Wednesday, September 23, 2015

Rendering Dungeons

Been working on rendering the randomly generated dungeons in a more game-friendly format.  The 24-pixel tiling is looking pretty good.  I've got basic doors placed and rendered.  A next step will be adding some variety to the doors, to get secret doors, locked doors, iron-bound doors, bricked-up doorways, etc.  I want to also start keying these to a "difficulty level" input parameter.  The difficulty will also eventually drive things like trap placement and monsters.

Monday, September 21, 2015

Procedural Dungeons

Taking a small break from wilderness generation, on to the dungeons that will eventually be populating that wilderness.  Here's a sample 20 room dungeon layout based on a new algorithm that I just completed.

The dungeon generation library features a modular architecture based on room and passage "carvers".  The "carvers" create room and passage shapes in a variety of styles.  Since the system is modular, it will be easy to create specific environments, like caverns, mines, etc.

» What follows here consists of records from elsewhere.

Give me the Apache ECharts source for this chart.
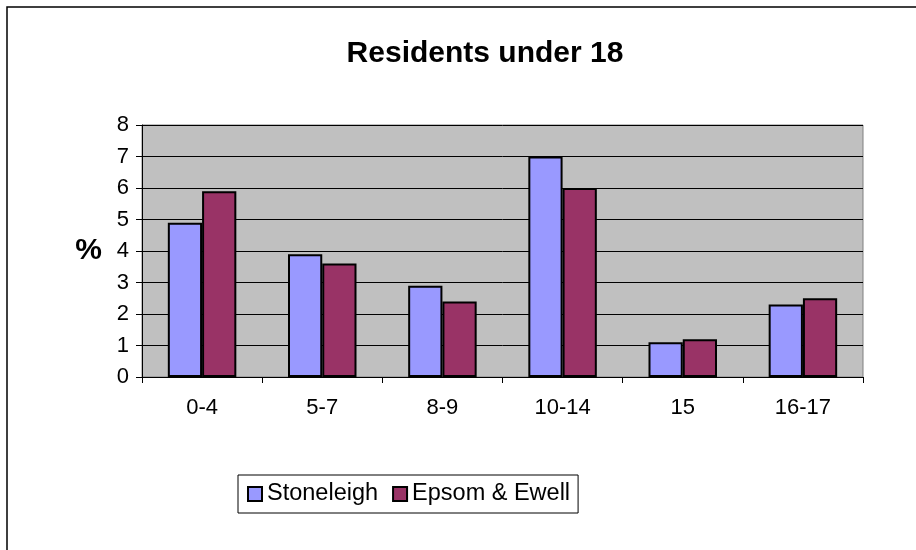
<!DOCTYPE html>
<html>
<head>
<meta charset="utf-8">
<script src="https://cdn.jsdelivr.net/npm/echarts@6/dist/echarts.min.js"></script>
<style>html,body{margin:0;padding:0;background:#fff}#c{width:916px;height:550px}</style>
</head>
<body>
<div id="c"></div>
<script>
var categories = ['0-4', '5-7', '8-9', '10-14', '15', '16-17'];
var stoneleigh = [4.9, 3.9, 2.9, 7.0, 1.1, 2.3];
var epsomEwell = [5.9, 3.6, 2.4, 6.0, 1.2, 2.5];
var seriesNames = ['Stoneleigh', 'Epsom & Ewell'];
var chartTitle = 'Residents under 18';

var FONT = '"Liberation Sans", Arial, sans-serif';
var chart = echarts.init(document.getElementById('c'), null, {renderer: 'canvas'});
chart.setOption({
  animation: false,
  backgroundColor: '#fff',
  textStyle: {fontFamily: FONT},
  title: {
    text: chartTitle, left: 480, top: 34, textAlign: 'center',
    textStyle: {fontFamily: FONT, fontSize: 30, fontWeight: 'bold', color: '#000'}
  },
  graphic: [{
    type: 'rect', silent: true, z: 100,
    shape: {x: 7, y: 7, width: 930, height: 560},
    style: {fill: 'none', stroke: '#000', lineWidth: 1.5}
  }],
  legend: {
    left: 238, top: 475, width: 341,
    padding: [7, 8, 7, 9],
    borderColor: '#000', borderWidth: 1,
    itemWidth: 14, itemHeight: 14, itemGap: 14,
    icon: 'rect',
    textStyle: {fontFamily: FONT, fontSize: 23.5, color: '#000'},
    data: seriesNames
  },
  grid: {left: 142, right: 53, top: 125, bottom: 173, show: true,
    backgroundColor: '#C0C0C0', borderColor: '#808080', borderWidth: 1},
  xAxis: {
    type: 'category', data: categories,
    axisLine: {lineStyle: {color: '#000', width: 1}},
    axisTick: {show: true, length: 6, lineStyle: {color: '#000'}},
    axisLabel: {fontFamily: FONT, fontSize: 22, color: '#000', margin: 20}
  },
  yAxis: {
    type: 'value', min: 0, max: 8, interval: 1,
    name: '%', nameLocation: 'middle', nameRotate: 0, nameGap: 40,
    nameTextStyle: {fontFamily: FONT, fontSize: 30, fontWeight: 'bold', color: '#000', padding: [6, 0, 0, 0]},
    axisLine: {show: true, lineStyle: {color: '#000', width: 1}},
    axisTick: {show: true, length: 6, lineStyle: {color: '#000'}},
    axisLabel: {fontFamily: FONT, fontSize: 22, color: '#000', margin: 13},
    splitLine: {show: true, lineStyle: {color: '#000', width: 1}}
  },
  series: [
    {name: seriesNames[0], type: 'bar', data: stoneleigh, barGap: '0%', barCategoryGap: '43%',
      itemStyle: {color: '#9999FF', borderColor: '#000', borderWidth: 2}},
    {name: seriesNames[1], type: 'bar', data: epsomEwell, barGap: '0%', barCategoryGap: '43%',
      itemStyle: {color: '#993366', borderColor: '#000', borderWidth: 2}}
  ]
});
</script>
</body>
</html>
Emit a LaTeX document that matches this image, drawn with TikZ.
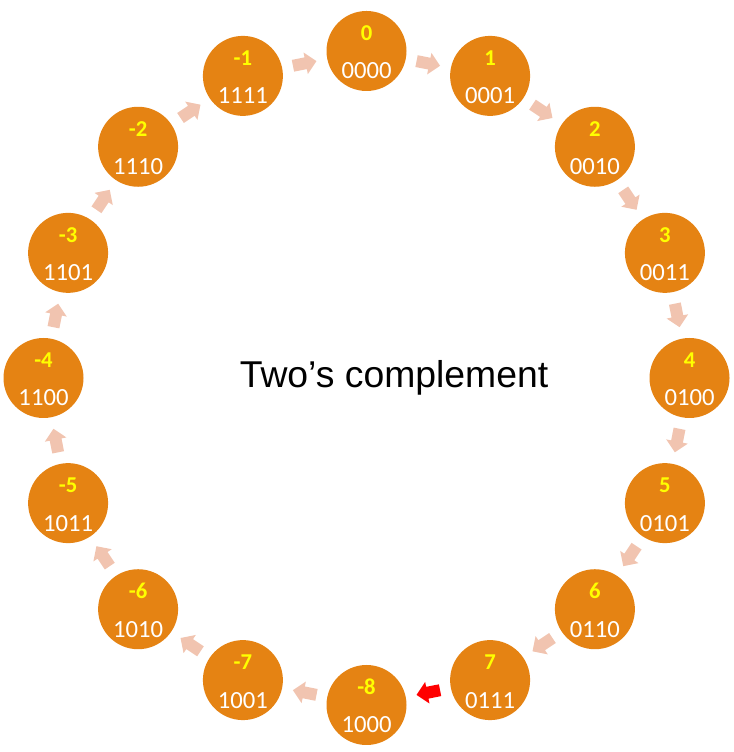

The next task here is to scan for door placement and render this in a format that's more usable for gaming.  Ultimately I see this as the basis for a DMMuse themed dungeon generator.

Saturday, September 19, 2015

A Slicker Presentation

With the bulk of the terrain generation under my belt, I spent some time working on the visual presentation of the hex map.  I feel that the maps were looking too clunky and cluttered, with too many terrain icons.  Since I had a fully detailed elevation map at my disposal, why not use that to create nice looking gradient terrain hexes, rather than relying on terrain icons to represent everything?  I kept terrain icons for areas of high mountains and heavy forests, but the nice gradient of hex colors now presents a pleasing aesthetic to the map.

Oh, I also cleaned up river generation a bit more.  My prior algo was producing some truly crazy and maze like rivers.  While they looked interesting, they were decidedly not natural looking.  This algo uses the previous one to determine an ultimate destination for the river, but then lets the river move naturally toward that destination, while introducing some subtle, meandering variations.

I'm starting to collect my thoughts on the next steps, which will involve placing cultures and their artifacts (settlements, dungeons, ruins, etc) on the map!

Friday, September 18, 2015

Better Rivers

I cranked up the World Generator after a long hiatus, and promptly improved the river generation.  I had to first re-factor the generator to understand that it was creating a hex map instead of a 2D grid.  I then changed the river generation to render rivers along the center of hexes, rather than along hex-sides.

The rivers start at a high-elevation point on the map, then use a very simple algorithm to determine their flow.  I just pick the next hex of the river to be the neighbor hex with the lowest elevation, excluding any hexes already used for the particular river being generated.  The result are rivers that meander nicely, mimicking the winding rivers we find in nature.